ADR-004: No Built-in LLM Calls¶

Date: 2026-03-14 Status: Accepted

Context¶

LLMs could add value to literature review in many ways: - Summarizing papers - Scoring relevance - Extracting key findings - Generating review narratives - Classifying papers by methodology

However, baking LLM calls into the tool has significant downsides.

Options Considered¶

Built-in LLM integration — call OpenAI/Anthropic APIs for summarization, relevance scoring
Pro: powerful features out of the box
Con: API costs, non-deterministic, hard to verify, vendor lock-in, requires API keys
LLM-ready structured output — produce clean JSON/markdown that LLMs can consume externally
Pro: deterministic core, user chooses their own LLM, verifiable data pipeline
Con: requires external tooling for LLM-powered features
Optional LLM plugin — core is LLM-free, optional module adds LLM features
Pro: best of both worlds
Con: more complexity, still non-deterministic when enabled

Decision¶

Option 2: No built-in LLM calls. All output formats designed for external LLM consumption.

Rationale¶

Determinism: Same search config should produce the same results every time. LLM outputs are inherently non-deterministic.
Verifiability: Every claim in a literature review should trace to a specific paper and DOI. LLM summaries can hallucinate.
Cost control: API calls add up. The user should control when and how they spend on LLM inference.
Flexibility: The user can use Claude, GPT, Llama, or any future model. No vendor lock-in.
Separation of concerns: Litseer is a data pipeline. LLM analysis is a downstream consumer.
Academic rigor: Researchers need to cite sources, not AI summaries. The tool should make citing easy, not replace it.

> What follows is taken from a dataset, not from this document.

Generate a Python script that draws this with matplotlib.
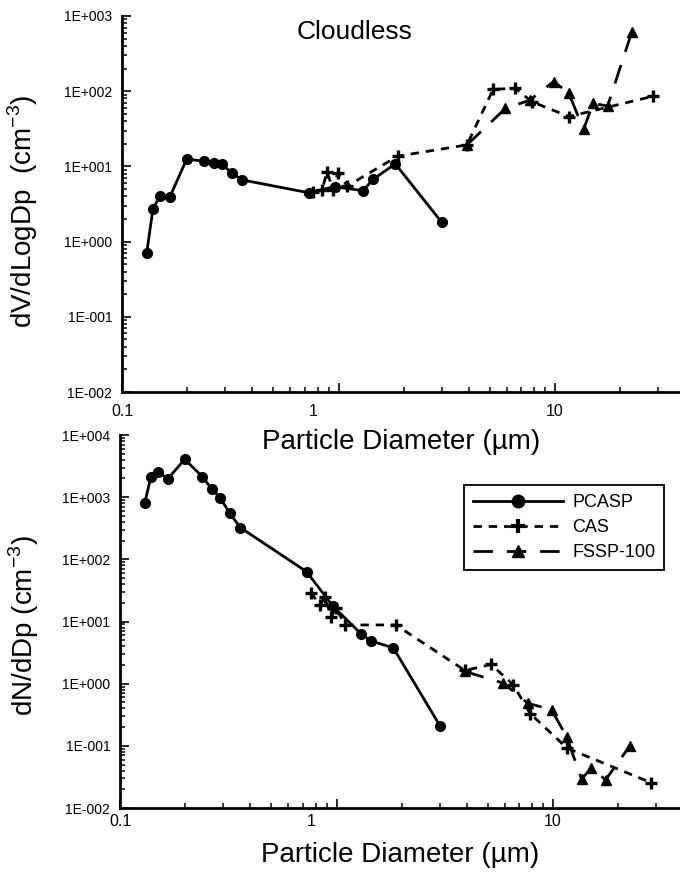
"""Cloudless case: volume and number size distributions from PCASP, CAS and FSSP-100.

Two stacked log-log panels sharing the same diameter range:
  - top    : dV/dLogDp versus particle diameter
  - bottom : dN/dDp versus particle diameter
Values are read off the original figure.
"""

import matplotlib

matplotlib.use("Agg")  # off-screen rendering, PNG only
import matplotlib.pyplot as plt
from matplotlib.lines import Line2D
from matplotlib.ticker import FixedFormatter, FixedLocator, LogLocator, NullFormatter
from matplotlib.transforms import ScaledTranslation

# --- data ---------------------------------------------------------------
PCASP_DIAM = [0.130, 0.139, 0.150, 0.166, 0.199, 0.240, 0.266, 0.290,
              0.321, 0.360, 0.727, 0.96, 1.30, 1.44, 1.83, 3.0]
PCASP_DV = [0.70, 2.74, 4.04, 3.88, 12.5, 11.7, 11.0, 10.7,
            8.2, 6.6, 4.47, 5.37, 4.75, 6.7, 10.8, 1.80]
PCASP_DN = [798, 2138, 2570, 1963, 4065, 2140, 1340, 981,
            551, 323, 63.4, 17.8, 6.3, 4.87, 3.77, 0.212]

CAS_DIAM = [0.76, 0.84, 0.885, 0.945, 0.99, 1.10, 1.88, 3.92,
            5.18, 6.55, 7.85, 11.6, 28.5]
CAS_DV = [4.6, 4.85, 8.5, 4.85, 8.1, 5.5, 13.7, 19.3,
          106, 109, 72, 46, 86]
CAS_DN = [29.2, 18.5, 24.8, 11.6, 16.6, 8.8, 8.8, 1.63,
          2.04, 0.96, 0.33, 0.092, 0.0254]

FSSP_DIAM = [3.92, 5.9, 7.65, 9.85, 11.55, 13.55, 15.0, 17.5, 22.65]
FSSP_DV = [19.3, 59, 76, 134, 95.5, 31.1, 69, 63.5, 618]
FSSP_DN = [1.57, 1.02, 0.485, 0.379, 0.141, 0.0291, 0.0437, 0.0284, 0.100]

X_TICKS = [0.1, 1, 10]
X_TICK_LABELS = ["0.1", "1", "10"]
TOP_DECADES = list(range(-2, 4))
BOTTOM_DECADES = list(range(-2, 5))

FONT = "Liberation Sans"
LW = 2.0
CAS_DASH = (0, (3, 2.5))
FSSP_DASH = (0, (7, 5))


def style_axes(ax, decades, xmax, xpad, labelpad):
    """Log axes, inward ticks, 1E+00x labels, left/bottom spines only."""
    ax.set_xscale("log")
    ax.set_yscale("log")
    ax.set_xlim(0.1, xmax)
    ax.set_ylim(10.0 ** decades[0], 10.0 ** decades[-1])
    ax.patch.set_visible(False)  # keep the upper panel's x label visible

    for side in ("top", "right"):
        ax.spines[side].set_visible(False)
    for side in ("left", "bottom"):
        ax.spines[side].set_linewidth(2.0)

    ax.yaxis.set_major_locator(FixedLocator([10.0 ** d for d in decades]))
    ax.yaxis.set_major_formatter(FixedFormatter([f"1E{d:+04d}" for d in decades]))
    ax.yaxis.set_minor_locator(LogLocator(base=10, subs=range(2, 10), numticks=20))
    ax.yaxis.set_minor_formatter(NullFormatter())

    ax.xaxis.set_major_locator(FixedLocator(X_TICKS))
    ax.xaxis.set_major_formatter(FixedFormatter(X_TICK_LABELS))
    ax.xaxis.set_minor_locator(LogLocator(base=10, subs=range(2, 10), numticks=20))
    ax.xaxis.set_minor_formatter(NullFormatter())

    ax.tick_params(which="major", direction="in", length=6.5, width=1.2)
    ax.tick_params(which="minor", direction="in", length=3.3, width=1.1)
    ax.tick_params(axis="y", which="major", pad=7, labelsize=10)
    ax.tick_params(axis="x", which="major", pad=xpad, labelsize=11.5)

    ax.set_xlabel("Particle Diameter (\u00b5m)", fontsize=20, labelpad=labelpad)

    # the "1" label sits a little left of its tick in the original
    ax.figure.canvas.draw()
    shift = ScaledTranslation(-0.25, 0, ax.figure.dpi_scale_trans)
    lab = ax.xaxis.get_major_ticks()[1].label1
    lab.set_transform(lab.get_transform() + shift)


def plot_series(ax, pcasp, cas, fssp):
    ax.plot(CAS_DIAM, cas, color="black", lw=LW, ls=CAS_DASH,
            marker="+", ms=8, mew=2.4)
    ax.plot(FSSP_DIAM, fssp, color="black", lw=LW, ls=FSSP_DASH,
            marker="^", ms=7)
    ax.plot(PCASP_DIAM, pcasp, color="black", lw=LW, ls="-",
            marker="o", ms=7)


def main():
    plt.rcParams["font.family"] = [FONT, "DejaVu Sans"]
    plt.rcParams["mathtext.fontset"] = "custom"
    plt.rcParams["mathtext.rm"] = FONT

    fig = plt.figure(figsize=(6.8, 8.72), dpi=100)

    # axes placed from pixel positions of the original
    ax_top = fig.add_axes([122 / 680, 1 - 392 / 872, 558 / 680, 376 / 872])
    ax_bot = fig.add_axes([120 / 680, 1 - 808 / 872, 560 / 680, 373 / 872])

    plot_series(ax_top, PCASP_DV, CAS_DV, FSSP_DV)
    plot_series(ax_bot, PCASP_DN, CAS_DN, FSSP_DN)

    style_axes(ax_top, TOP_DECADES, 10 ** (-1 + 558 / 216.5), xpad=9, labelpad=7)
    style_axes(ax_bot, BOTTOM_DECADES, 10 ** (-1 + 560 / 216.5), xpad=4, labelpad=10)

    ax_top.set_ylabel("dV/dLogDp  (cm$^{\\mathregular{-3}}$)", fontsize=20)
    ax_top.yaxis.set_label_coords(-0.147, 0.48)
    ax_bot.set_ylabel("dN/dDp (cm$^{\\mathregular{-3}}$)", fontsize=20)
    ax_bot.yaxis.set_label_coords(-0.141, 0.49)

    fig.text(355 / 680, 1 - 32 / 872, "Cloudless", fontsize=19,
             ha="center", va="center")

    handles = [
        Line2D([], [], color="black", lw=LW, ls="-", marker="o", ms=9),
        Line2D([], [], color="black", lw=LW, ls=CAS_DASH, marker="+",
               ms=10, mew=3),
        Line2D([], [], color="black", lw=LW, ls=FSSP_DASH, marker="^", ms=8),
    ]
    leg = ax_bot.legend(handles, ["PCASP", "CAS", "FSSP-100"],
                        loc="upper left", bbox_to_anchor=(0.614, 0.866),
                        borderaxespad=0, fontsize=13, handlelength=5.0,
                        fancybox=False, framealpha=1, edgecolor="black",
                        borderpad=0.5, labelspacing=0.45, handletextpad=0.5)
    leg.get_frame().set_linewidth(1.3)

    fig.savefig("out.png", dpi=100)
    plt.close(fig)


if __name__ == "__main__":
    main()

The tool compensates by making outputs maximally structured and machine-readable: - JSON with full metadata for every paper - Citation graph export (JSON, DOT, GraphML) - Structured markdown with DOI links - BibTeX for direct use in papers

Consequences¶

Reference parsing (v0.3) must be rule-based (regex + heuristics), not LLM-powered
Quality classification uses deterministic tier rules, not LLM judgment
Users who want LLM features pipe litseer output to their own LLM toolchain
Documentation should include examples of how to use litseer output with LLMs
May revisit with an optional plugin system if there's strong demand (would be a new ADR)